Children in Minority Faiths showcases original field research and vivid ethnographies of alternative childhoods. It adopts a sociological approach to analyze state responses to alleged abuse and problematic aspects of childrearing in marginal religions. Offering twelve case studies of alternative childhoods and spiritually-based childrearing patterns in minority religions, the volume argues that these groups' minority status has often led to mounting tensions and investigations over alleged child abuse by police and social workers. On one hand, the volume challenges the assumptions that children growing up in sectarian religions are routinely abused or at risk. Yet it also examines cases where children did come to harm, assessing the ideological and structural factors that have fostered child abuse in specific groups.

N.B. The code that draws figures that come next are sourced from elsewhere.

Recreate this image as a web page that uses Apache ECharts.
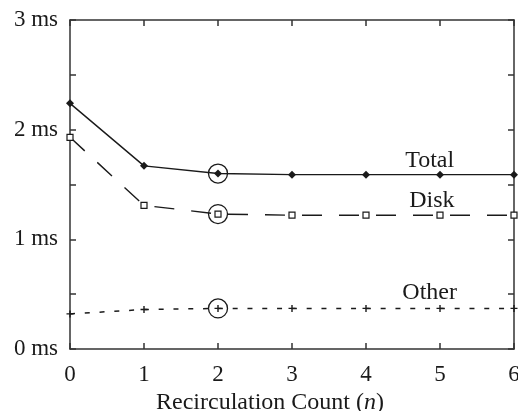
<!DOCTYPE html>
<html>
<head>
<meta charset="utf-8">
<script src="https://cdn.jsdelivr.net/npm/echarts@6/dist/echarts.min.js"></script>
<style>
  html, body { margin: 0; padding: 0; background: #fff; }
  #chart { width: 518px; height: 411px; }
</style>
</head>
<body>
<div id="chart"></div>
<script>
// Recirculation count on the x axis
const counts = [0, 1, 2, 3, 4, 5, 6];
// Latency components in milliseconds
const totalMs = [2.24, 1.67, 1.60, 1.59, 1.59, 1.59, 1.59];
const diskMs  = [1.93, 1.31, 1.23, 1.22, 1.22, 1.22, 1.22];
const otherMs = [0.32, 0.36, 0.37, 0.37, 0.37, 0.37, 0.37];
// Y tick labels (every whole millisecond)
const yTickLabels = ['0 ms', '1 ms', '2 ms', '3 ms'];
// Index of the chosen recirculation count, circled on each curve
const chosenIdx = 2;

const FONT = '"Liberation Serif", "Times New Roman", serif';
const INK = '#1a1a1a';

function pairs(vals) { return counts.map((c, i) => [c, vals[i]]); }

// Circle drawn around the chosen point of a curve
function chosenRing(vals) {
  return {
    symbol: 'circle',
    symbolSize: 19,
    silent: true,
    label: { show: false },
    itemStyle: { color: 'rgba(0,0,0,0)', borderColor: INK, borderWidth: 1.3 },
    data: [{ coord: [counts[chosenIdx], vals[chosenIdx]] }]
  };
}

// Curve name placed next to its line
function curveName(text, x, y) {
  return {
    type: 'scatter', silent: true, symbolSize: 1,
    data: [[x, y]],
    itemStyle: { color: 'rgba(0,0,0,0)', opacity: 1 },
    label: {
      show: true, position: 'inside', formatter: text, opacity: 1,
      fontFamily: FONT, fontSize: 24, color: INK, textBorderWidth: 0
    },
    z: 5
  };
}

const plusPath = 'path://M-0.8,-4H0.8V-0.8H4V0.8H0.8V4H-0.8V0.8H-4V-0.8H-0.8Z';

const chart = echarts.init(document.getElementById('chart'), null, { renderer: 'canvas' });

const axisLineStyle = { color: '#333', width: 1.5 };
const frameLine = { show: true, onZero: false, lineStyle: axisLineStyle };
const innerTick = { show: true, inside: true, length: 6, lineStyle: axisLineStyle };

chart.setOption({
  animation: false,
  backgroundColor: '#fff',
  grid: { left: 70, right: 4, top: 20, bottom: 62, containLabel: false, outerBoundsMode: 'none' },
  xAxis: [{
    type: 'value', min: 0, max: 6, interval: 1,
    position: 'bottom',
    axisLine: frameLine,
    axisTick: innerTick,
    axisLabel: { fontFamily: FONT, fontSize: 23, color: INK, margin: 14 },
    splitLine: { show: false },
    name: 'Recirculation Count ({i|n})',
    nameLocation: 'middle', nameGap: 38,
    nameTextStyle: {
      fontFamily: FONT, fontSize: 24, color: INK,
      padding: [0, 44, 0, 0],
      rich: { i: { fontFamily: FONT, fontSize: 24, fontStyle: 'italic', color: INK } }
    }
  }, {
    type: 'value', min: 0, max: 6, interval: 1,
    position: 'top',
    axisLine: frameLine,
    axisTick: innerTick,
    axisLabel: { show: false },
    splitLine: { show: false }
  }],
  yAxis: [{
    type: 'value', min: 0, max: 3, interval: 0.5,
    position: 'left',
    axisLine: frameLine,
    axisTick: innerTick,
    axisLabel: {
      fontFamily: FONT, fontSize: 23, color: INK, margin: 12,
      formatter: v => Number.isInteger(v) ? yTickLabels[v] : ''
    },
    splitLine: { show: false }
  }, {
    type: 'value', min: 0, max: 3, interval: 0.5,
    position: 'right',
    axisLine: frameLine,
    axisTick: innerTick,
    axisLabel: { show: false },
    splitLine: { show: false }
  }],
  series: [
    {
      name: 'Total', type: 'line', data: pairs(totalMs),
      symbol: 'diamond', symbolSize: 8, showAllSymbol: true,
      lineStyle: { color: INK, width: 1.4, type: 'solid' },
      itemStyle: { color: INK },
      markPoint: chosenRing(totalMs), z: 3
    },
    {
      name: 'Disk', type: 'line', data: pairs(diskMs),
      symbol: 'rect', symbolSize: 6, showAllSymbol: true,
      lineStyle: { color: INK, width: 1.4, type: [20, 17] },
      itemStyle: { color: '#fff', borderColor: INK, borderWidth: 1.2 },
      markPoint: chosenRing(diskMs), z: 3
    },
    {
      name: 'Other', type: 'line', data: pairs(otherMs),
      symbol: plusPath, symbolSize: 7, showAllSymbol: true,
      lineStyle: { color: INK, width: 1.5, type: [5, 9.8] },
      itemStyle: { color: INK },
      markPoint: chosenRing(otherMs), z: 3
    },
    curveName('Total', 4.86, 1.72),
    curveName('Disk', 4.89, 1.35),
    curveName('Other', 4.86, 0.51)
  ]
});
</script>
</body>
</html>
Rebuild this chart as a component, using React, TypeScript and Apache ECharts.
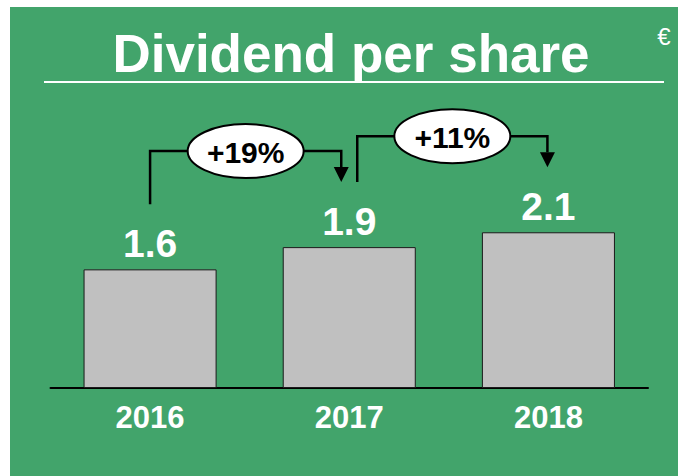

Children in Minority Faiths examines the delicate balance between the rights of religious parents and their children. Ultimately, the volume considers what appropriate state intervention looks like, and how the state might prevent crimes against children that happen within the setting of new and marginalized religious movements in the future, while at the same time pushing back against anti-cult narratives that claim that new religions are dangerous environments in which to raise children.
Review Quotes
"Children in Minority Faiths is a courageous and necessary volume. It refuses the easy binaries between innocence and indoctrination that have long haunted debates about religion and childhood. Through incisive sociological analysis, the contributors show how minority status itself often becomes the crime, and how state interventions, however well-intentioned, can create tragedies. This needed book insists that we look harder: at the real child abuse that should be analyzed and prevented, at the prejudices that fuel unnecessary raids and removals, and at the fragile balance between parental rights and children's welfare."--Massimo Introvigne, Managing Director, Center for Studies on New Religions
About the Author
Susan J. Palmer is Affiliate Professor at Concordia University. She is the author of Aliens Adored: Rael's UFO Religion, The New Heretics of France, The Nuwaubian Nation: Black Spirituality and State Control, among other books.